The effects of the coronavirus on the fintech industry and its customers have ranged far and wide. While the struggles that legacy companies may be facing are likely somewhat different from the difficulties that startups are dealing with, many of the issues are the same — all of these companies, for example, are grappling with what the future might bring after the coronavirus passes.
This includes Ripple. As one of the largest companies in the cryptocurrency and fintech space, Ripple has an extensive reach around the whole globe: as such, the company’s leadership has a rather unique view of how the spread of the virus is changing its users’ lives.
The Most Diverse Audience to Date at FMLS 2020 – Where Finance Meets Innovation
Recently, Finance Magnates sat down with Navin Gupta, Managing Director of South Asia & MENA at Ripple, to talk about the effects of the coronavirus that he’s observed on the industry in which his company operates, as well as about Ripple’s operations in South Asia and MENA more generally.
Navin became a part of Ripple after two years as Co-Founder and chief executive of an on-demand commercial transportation service firm. He also has extensive experience in global transaction banking, payments and cash management, and strategy planning after nearly two decades working for HSBC and Citigroup across a number of countries; he also served as a board member of the National Payments Corporation of India (NPCI) from 2011 to 2014.
A major shift from physical to digital
We asked Navin what he has observed with regard to the ways that the coronavirus is changing the industry that Ripple operates in.

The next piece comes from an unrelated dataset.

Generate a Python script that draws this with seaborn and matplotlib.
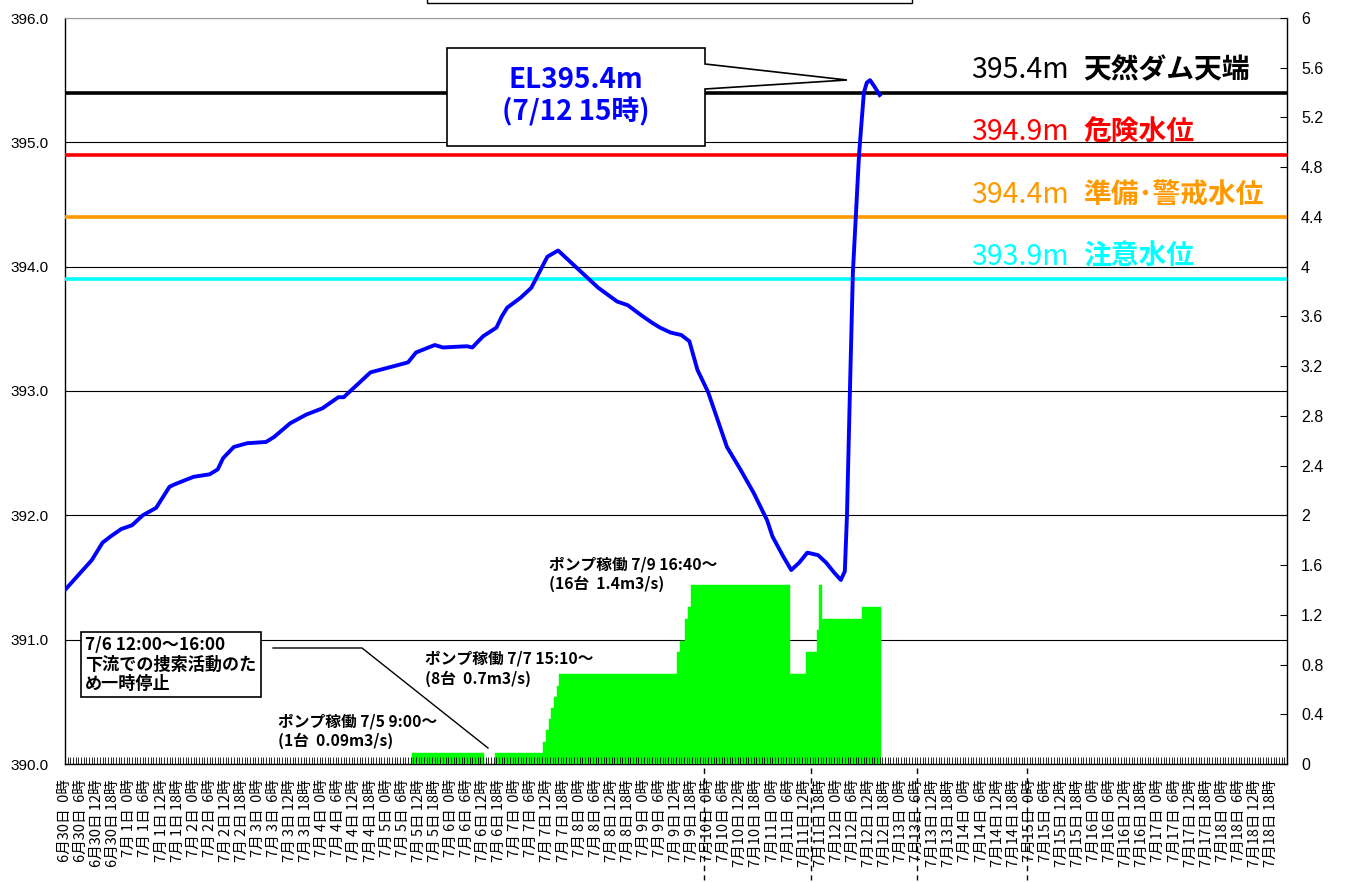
import numpy as np
import pandas as pd
import matplotlib
matplotlib.use("Agg")
import matplotlib.pyplot as plt
import matplotlib.transforms as mtransforms
from matplotlib.patches import Polygon, Rectangle
from matplotlib.lines import Line2D
import seaborn as sns

plt.rcParams['font.family'] = ['Noto Sans CJK JP', 'DejaVu Sans']

# ---------------- data ----------------
# water level (hours since 6/30 0:00, EL m)
level_hours = [0, 10, 14, 17, 21, 25, 29, 34, 39, 41, 48, 54, 57, 59, 63, 68, 75, 78,
               84, 90, 96, 102, 104, 110, 114, 121, 128, 131, 138, 141, 150, 152, 156,
               161, 163, 165, 170, 174, 180, 184, 190, 195, 199, 206, 210, 215, 219,
               222, 226, 230, 233, 236, 240, 247, 252, 257, 262, 264, 268, 271, 274,
               277, 281, 284, 287, 289.5, 291, 291.8, 292.9, 294.0, 296.3, 298.1,
               299.2, 300.4, 302, 304]
level_values = [391.40, 391.64, 391.78, 391.83, 391.89, 391.92, 392.00, 392.06, 392.23,
                392.25, 392.31, 392.33, 392.37, 392.46, 392.55, 392.58, 392.59, 392.63,
                392.74, 392.81, 392.86, 392.95, 392.95, 393.07, 393.15, 393.19, 393.23,
                393.31, 393.37, 393.35, 393.36, 393.35, 393.44, 393.51, 393.60, 393.67,
                393.75, 393.83, 394.08, 394.13, 394.01, 393.91, 393.83, 393.72, 393.69,
                393.61, 393.55, 393.51, 393.47, 393.45, 393.40, 393.17, 392.99, 392.55,
                392.37, 392.18, 391.96, 391.83, 391.67, 391.56, 391.62, 391.70, 391.68,
                391.62, 391.54, 391.48, 391.55, 392.00, 393.00, 393.95, 394.90, 395.40,
                395.48, 395.50, 395.45, 395.38]

# pump discharge (m3/s), hourly steps: start hour, end hour (inclusive), flow
pump_start = [130, 161, 179, 180, 181, 182, 183, 184, 185, 229, 230, 232, 233, 234,
              271, 277, 281, 282, 283, 298]
pump_end = [156, 178, 179, 180, 181, 182, 183, 184, 228, 229, 231, 232, 233, 270,
            276, 280, 281, 282, 297, 304]
pump_flow = [0.09, 0.09, 0.18, 0.27, 0.36, 0.45, 0.54, 0.63, 0.72, 0.90, 0.99, 1.17,
             1.26, 1.44, 0.72, 0.90, 1.08, 1.44, 1.17, 1.26]

# reference levels
threshold_levels = [395.4, 394.9, 394.4, 393.9]
threshold_names = ["天然ダム天端", "危険水位", "準備･警戒水位", "注意水位"]
threshold_colors = ["#000000", "#ff0000", "#ff9900", "#00ffff"]

# pump annotations (hour, flow at top of text)
pump_note_hours = [79.5, 134.3, 180.6]
pump_note_flow = [0.41, 0.91, 1.67]
pump_note_texts = ["ポンプ稼働 7/5 9:00～\n(1台  0.09m3/s)",
                   "ポンプ稼働 7/7 15:10～\n(8台  0.7m3/s)",
                   "ポンプ稼働 7/9 16:40～\n(16台  1.4m3/s)"]

peak_text = "EL395.4m\n(7/12 15時)"
stop_text = "7/6 12:00～16:00\n下流での捜索活動のた\nめ一時停止"

marker_hours = [238.5, 278.5, 318, 359]

start = pd.Timestamp("2018-06-30 00:00")
tick_hours = list(range(0, 451, 6))
tick_labels = []
for h in tick_hours:
    t = start + pd.Timedelta(hours=h)
    tick_labels.append(f"{t.month}月{t.day:2d}日 {t.hour:2d}時")

# expand pump steps to hourly bars
bar_hours = np.concatenate([np.arange(s, e + 1) for s, e in zip(pump_start, pump_end)])
bar_flow = np.concatenate([np.full(e - s + 1, f) for s, e, f in zip(pump_start, pump_end, pump_flow)])
pump_df = pd.DataFrame({"hour": bar_hours, "flow": bar_flow})
level_df = pd.DataFrame({"hour": level_hours, "level": level_values})

# ---------------- figure ----------------
W, H = 1351, 882
fig = plt.figure(figsize=(W / 100, H / 100), dpi=100)
L, R, T, B = 65, 1287, 18, 764
ax = fig.add_axes([L / W, 1 - B / H, (R - L) / W, (B - T) / H])
ax2 = ax.twinx()
ax3 = ax.twinx()
ax2.set_zorder(ax.get_zorder() + 1)
ax3.set_zorder(ax.get_zorder() + 2)
ax2.patch.set_visible(False)
ax3.patch.set_visible(False)

# bars (right axis)
sns.barplot(data=pump_df, x="hour", y="flow", native_scale=True, width=1.0,
            color="#00ff00", saturation=1, errorbar=None, ax=ax2,
            edgecolor="#00ff00", linewidth=0.3)

# level line and thresholds
for v, c in zip(threshold_levels, threshold_colors):
    ax3.axhline(v, color=c, lw=2.6, zorder=2)
sns.lineplot(data=level_df, x="hour", y="level", color="#0000ff", lw=2.8, ax=ax3,
             zorder=3)

for v, n, c in zip(threshold_levels, threshold_names, threshold_colors):
    ax3.text(338, v + 0.18, f"{v}m", color=c, fontsize=20.5, ha="left",
             va="center", zorder=4)
    ax3.text(380, v + 0.18, n, color=c, fontsize=20, fontweight="bold",
             ha="left", va="center", zorder=4)

# limits
for a in (ax, ax2, ax3):
    a.set_xlim(0, 456)
ax.set_ylim(390, 396)
ax3.set_ylim(390, 396)
ax2.set_ylim(0, 6)

# grid on base axis
ax.set_yticks(np.arange(390, 396.01, 1.0))
ax.set_yticklabels([f"{v:.1f}" for v in np.arange(390, 396.01, 1.0)],
                   fontfamily="Liberation Sans", fontsize=11)
ax.yaxis.grid(True, color="black", lw=0.8)
ax.xaxis.grid(False)
ax.tick_params(axis="y", length=0, pad=12)

rt = np.arange(0, 6.001, 0.4)
ax2.set_yticks(rt)
ax2.set_yticklabels([f"{round(v, 1):g}" for v in rt], fontfamily="Liberation Sans",
                    fontsize=11.5)
ax2.tick_params(axis="y", direction="in", length=5, width=0.8, pad=10)
ax2.set_ylabel("")

# x ticks drawn on top layer
ax.set_xticks(tick_hours)
ax.set_xticklabels(tick_labels)
ax.set_xticks(np.arange(0, 457, 1), minor=True)
ax.tick_params(axis="x", which="both", bottom=False, labelbottom=False)
ax3.xaxis.set_visible(True)
ax3.tick_params(axis="x", which="both", bottom=True, labelbottom=True,
                direction="in", length=5, width=0.6, pad=11, labelrotation=90,
                labelsize=10.5)
for lab in ax3.get_xticklabels():
    lab.set_fontfamily(["Noto Sans CJK JP", "DejaVu Sans"])
ax3.yaxis.set_visible(False)

for a in (ax, ax2, ax3):
    a.set_xlabel("")
    a.set_ylabel("")
for a in (ax2, ax3):
    for s in a.spines.values():
        s.set_visible(False)
for s in ["left", "right", "bottom"]:
    ax.spines[s].set_color("black")
    ax.spines[s].set_linewidth(1.0)
ax.spines["top"].set_color("#999999")

# pump notes
for hx, fy_, txt in zip(pump_note_hours, pump_note_flow, pump_note_texts):
    ax2.text(hx, fy_, txt, fontsize=11.3, fontweight="bold", ha="left", va="top",
             linespacing=1.25, zorder=5)

# stop note box and connector
def fx(px):
    return (px - L) / (R - L)

def fy(py):
    return (B - py) / (B - T)

ax3.text(fx(85), fy(636), stop_text, transform=ax3.transAxes, fontsize=12.3,
         fontweight="bold", ha="left", va="top", linespacing=1.1, zorder=6,
         bbox=dict(boxstyle="square,pad=0.25", fc="white", ec="black", lw=1.2))
ax3.add_line(Line2D([fx(273), fx(362), fx(488)], [fy(648), fy(648), fy(748)],
                    transform=ax3.transAxes, color="black", lw=1, zorder=6))

# peak callout
pts = [(447, 48), (705, 48), (705, 64), (847, 80), (705, 89), (705, 146), (447, 146)]
ax3.add_patch(Polygon([(fx(x), fy(y)) for x, y in pts], closed=True,
                      transform=ax3.transAxes, fc="white", ec="black", lw=1.2,
                      zorder=6, clip_on=False))
ax3.text(fx(576), fy(96), peak_text, transform=ax3.transAxes, ha="center",
         va="center", color="#0000ff", fontsize=20, fontweight="bold",
         linespacing=1.15, zorder=7)

# dashed markers in the label area
trans = mtransforms.blended_transform_factory(ax3.transData, ax3.transAxes)
for mh in marker_hours:
    ax3.add_line(Line2D([mh, mh], [fy(768), fy(880)], transform=trans, color="black",
                        lw=1, linestyle=(0, (4, 3)), clip_on=False))

# title box remnant at top
fig.add_artist(Rectangle((427 / W, 1 - 3 / H), 485 / W, 0.05,
                         transform=fig.transFigure, fill=False, ec="black", lw=1))

ax.set_xlim(0, 456)
fig.savefig("out.png", dpi=100)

He said that there have been two dramatic shifts: “one is that we’re seeing a big shift from paper or ‘touch-based’ or physical to digital: so, if [someone] had the choice, she would not like to go to a physical retail store. If she can use an app to make the transfer possible, she would like to do that.”

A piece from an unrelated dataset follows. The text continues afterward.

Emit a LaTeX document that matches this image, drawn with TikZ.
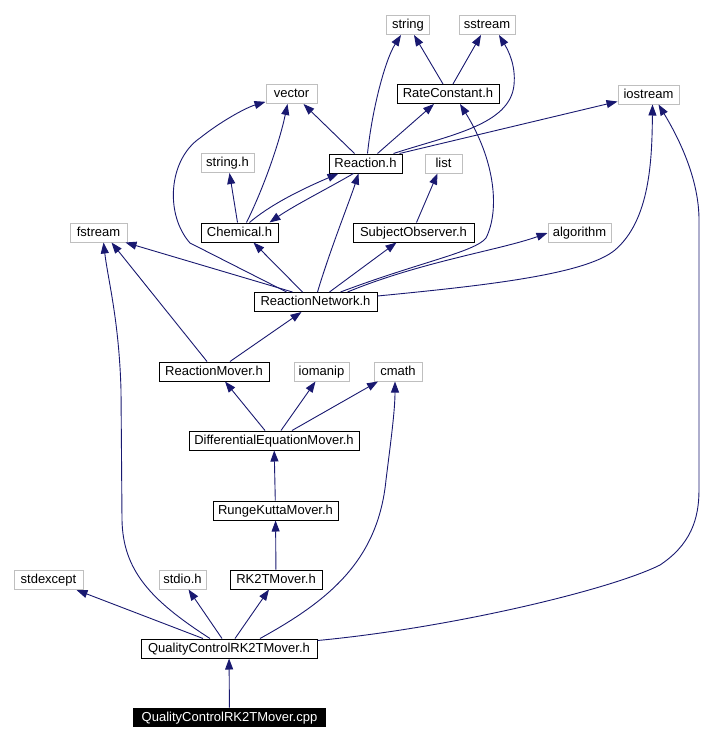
\documentclass[tikz,border=0pt]{standalone}
\usepackage{fontspec}
\setmainfont{Liberation Sans}
\usepackage{xcolor}
\usepackage{tikz}
\usetikzlibrary{calc,positioning,arrows.meta}

\definecolor{edgeblue}{HTML}{191970}
\definecolor{extgrey}{HTML}{BFBFBF}

\begin{document}
\begin{tikzpicture}[x=1pt, y=-1pt,
    every node/.style={font=\fontsize{13}{15}\selectfont, minimum height=19pt, inner xsep=2pt, inner ysep=0pt, text height=9.5pt, text depth=2.5pt, line width=1pt},
    header/.style={draw=black},
    stdlib/.style={draw=extgrey},
    dep/.style={draw=edgeblue, line width=0.9pt, -{Triangle[length=11pt, width=8pt]}}]
    \useasboundingbox (0,0) rectangle (726,742);

    \node [stdlib, minimum width=43pt] (string) at (408,25) {string};
    \node [stdlib, minimum width=56pt] (sstream) at (487,25) {sstream};
    \node [stdlib, minimum width=51pt] (vector) at (291.5,94) {vector};
    \node [header, minimum width=102pt] (rate_const) at (448,94) {RateConstant.h};
    \node [stdlib, minimum width=61pt] (iostream) at (648.5,94.5) {iostream};
    \node [stdlib, minimum width=53pt] (string_h) at (227.5,163) {string.h};
    \node [header, minimum width=73pt] (reaction) at (365.5,163.5) {Reaction.h};
    \node [stdlib, minimum width=37pt] (list) at (443.5,163.5) {list};
    \node [stdlib, minimum width=57pt] (fstream) at (98.5,232.5) {fstream};
    \node [header, minimum width=77pt] (chemical) at (239.5,232.5) {Chemical.h};
    \node [header, minimum width=121pt] (subj_obs) at (413.5,232.5) {SubjectObserver.h};
    \node [stdlib, minimum width=63pt] (algorithm) at (579.5,233) {algorithm};
    \node [header, minimum width=123pt] (reaction_net) at (315.5,302) {ReactionNetwork.h};
    \node [header, minimum width=110pt] (reaction_mover) at (214,371.5) {ReactionMover.h};
    \node [stdlib, minimum width=55pt] (iomanip) at (321.5,371.5) {iomanip};
    \node [stdlib, minimum width=48pt] (cmath) at (398,371.5) {cmath};
    \node [header, minimum width=170pt] (diff_eq) at (274,440.5) {DifferentialEquationMover.h};
    \node [header, minimum width=125pt] (runge_kutta) at (275.5,510.5) {RungeKuttaMover.h};
    \node [stdlib, minimum width=69pt] (stdexcept) at (48.5,580) {stdexcept};
    \node [stdlib, minimum width=47pt] (stdio) at (182.5,579.5) {stdio.h};
    \node [header, minimum width=92pt] (rk2t) at (276,579.5) {RK2TMover.h};
    \node [header, minimum width=176pt] (qc_h) at (229,648.5) {QualityControlRK2TMover.h};
    \node [fill=black, text=white, minimum width=193pt] (qc_cpp) at (229.5,717.5) {QualityControlRK2TMover.cpp};

    % includes of the .cpp and the .h
    \draw[dep] (qc_cpp) -- (qc_h);
    \draw[dep] ([xshift=-26pt]qc_h.north) -- ([xshift=28pt]stdexcept.south);
    \draw[dep] ([xshift=-7pt]qc_h.north) -- ([xshift=6pt]stdio.south);
    \draw[dep] ([xshift=6pt]qc_h.north) -- ([xshift=-7pt]rk2t.south);
    \draw[dep] ([xshift=-19pt]qc_h.north) .. controls (150,600) and (123,570) .. (122,520)
        -- (121,390) .. controls (119,320) and (108,280) .. ([xshift=5pt]fstream.south);
    \draw[dep] ([xshift=31pt]qc_h.north) .. controls (330,600) and (378,560) .. (386,480)
        .. controls (391,440) and (395,410) .. ([xshift=-3pt]cmath.south);
    \draw[dep] ([yshift=-2pt]qc_h.north east) .. controls (450,628) and (610,590) .. (660,565)
        .. controls (690,545) and (699,520) .. (699,490) -- (699,220)
        .. controls (699,180) and (680,140) .. ([xshift=10pt]iostream.south);

    % the mover chain
    \draw[dep] (rk2t) -- (runge_kutta);
    \draw[dep] (runge_kutta) -- (diff_eq);
    \draw[dep] ([xshift=-9pt]diff_eq.north) -- ([xshift=11pt]reaction_mover.south);
    \draw[dep] ([xshift=7pt]diff_eq.north) -- ([xshift=-6pt]iomanip.south);
    \draw[dep] ([xshift=18pt]diff_eq.north) -- ([xshift=-20pt]cmath.south);
    \draw[dep] ([xshift=16pt]reaction_mover.north) -- ([xshift=-14pt]reaction_net.south);
    \draw[dep] ([xshift=-7pt]reaction_mover.north) -- ([xshift=13pt]fstream.south);

    % ReactionNetwork.h
    \draw[dep] ([xshift=-23pt]reaction_net.north) -- ([xshift=27pt]fstream.south);
    \draw[dep] ([xshift=-13pt]reaction_net.north) -- ([xshift=14pt]chemical.south);
    \draw[dep] ([xshift=2pt]reaction_net.north) .. controls (330,250) and (350,200) .. ([xshift=-7pt]reaction.south);
    \draw[dep] ([xshift=14pt]reaction_net.north) -- ([xshift=-17pt]subj_obs.south);
    \draw[dep] ([xshift=32pt]reaction_net.north) .. controls (420,262) and (500,250) .. (algorithm.west);
    \draw[dep] ([xshift=25pt]reaction_net.north) .. controls (420,262) and (475,252) .. (486,238)
        .. controls (500,210) and (495,160) .. ([xshift=12pt]rate_const.south);
    \draw[dep] ([yshift=6pt]reaction_net.east) .. controls (480,286) and (585,275) .. (615,250)
        .. controls (650,220) and (652,160) .. ([xshift=4pt]iostream.south);
    \draw[dep] ([xshift=-29pt]reaction_net.north) -- (190,243) .. controls (165,215) and (168,160) .. (200,138)
        .. controls (220,122) and (245,108) .. (vector);

    % Reaction.h and Chemical.h
    \draw[dep] ([xshift=-11pt]reaction.north) -- ([xshift=12pt]vector.south);
    \draw[dep] ([xshift=2pt]reaction.north) .. controls (372,110) and (385,60) .. ([xshift=-7pt]string.south);
    \draw[dep] ([xshift=12pt]reaction.north) -- ([xshift=-14pt]rate_const.south);
    \draw[dep] ([xshift=28pt]reaction.north) .. controls (450,135) and (510,125) .. (514,85)
        .. controls (516,65) and (508,50) .. ([xshift=12pt]sstream.south);
    \draw[dep] ([xshift=34pt]reaction.north) -- ([yshift=-7pt]iostream.west);
    \draw[dep] ([xshift=-12pt]reaction.south) .. controls (325,190) and (295,205) .. ([xshift=30pt]chemical.north);
    \draw[dep] ([xshift=10pt]chemical.north) .. controls (270,205) and (300,190) .. ([xshift=-27pt]reaction.south);
    \draw[dep] ([xshift=-2pt]chemical.north) -- ([xshift=2pt]string_h.south);
    \draw[dep] ([xshift=7pt]chemical.north) .. controls (265,185) and (280,140) .. ([xshift=-4pt]vector.south);
    \draw[dep] ([xshift=3pt]subj_obs.north) -- ([xshift=-6pt]list.south);
    \draw[dep] ([xshift=-5pt]rate_const.north) -- ([xshift=6pt]string.south);
    \draw[dep] ([xshift=5pt]rate_const.north) -- ([xshift=-6pt]sstream.south);

\end{tikzpicture}
\end{document}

“So, there is a shift in terms of our customers who have a very strong digital footprint, who are ‘digital first’ — banks or payment companies. Definitely, what we are seeing is that their business has been going up, and that this ‘shift to digital’ has been accelerated by this crisis.”
“The second thing that we are seeing is on the beneficiary side as well,” Navin said. “A similar shift is happening: [previously] on the beneficiary side, people may have had the ability to go and line up, or people may have had the ability to receive cash from XYZ-places. But today, due to lockdowns in multiple countries around the world, we are also seeing payments into bank accounts — payments into wallets, payments into some kind of electronic means through which the beneficiary family can go ahead and send it.”
Great topic. In Fintech, contactless payment workflows like Apple Pay that still require a signature via a shared <germy> pen need to be re-imagined.
Coronavirus Spurs Demand for Touchless Technology https://t.co/qLHupI8oJU
— Aaron Suplizio (@AaronSuplizio) March 26, 2020
Eventually, “we also want to make sure is not only that we connect and bring money back into a country, but that we also connect to the local rails in that particular country…what we’re doing is we’re also connecting to the domestic network to ensure every single bank account, every single wallet gets connected through that.”
This also includes eventually adding the option to “use a digital asset, XRP” to send money, so that a customer sending money from (for example) Europe to India would have the choice between a transaction flow of Euros to USD to INR, or from Euros to XRP to INR.
Navin explained that the latter flow comes “at a much lower cost than it would have been through the traditional channel.”
Ripple’s regulatory strategy in MENA is in line with its strategy in the rest of the world
We also asked Navin about the regulatory challenges that have been associated with operating in the MENA region.
Navin said that as a whole, Ripple’s strategy is clear: “we believe for Ripple to become mainstream, we need to work with the regulators. We need to earn the trust of the regulators and explain to them what we are doing, why we are doing it, and what the benefit is to their constituents.”
“Once they understand it, then, they work very closely alongside us,” he continued. “SAMA (Saudi Arabian Monetary Authority) is one good example — Ripple and SAMA worked very closely initially when we were putting the technology together.”
Forming these close working relationships with regulators has provided Ripple with a number of unique opportunities: “SAMA said, ‘hey, you know what, rather than experimenting one-bank-by-one-bank, why don’t we get a group of banks together and let all of them pilot the Ripple platform. And assuming Ripple is a success, or if it’s a failure, let them openly discuss and learn from each other — and that way, you can get scaled in Saudi Arabia much more quickly, and the banks can get the benefits of adopting the technology much more quickly.’”
Therefore, Ripple’s strategy (in short) is to “work with the regulators: educate them, understand what their concerns are, address those concerns, and then make sure the technology is being used at scale in a very transparent manner…we personally believe that this is the way we are able to bring the technology mainstream.”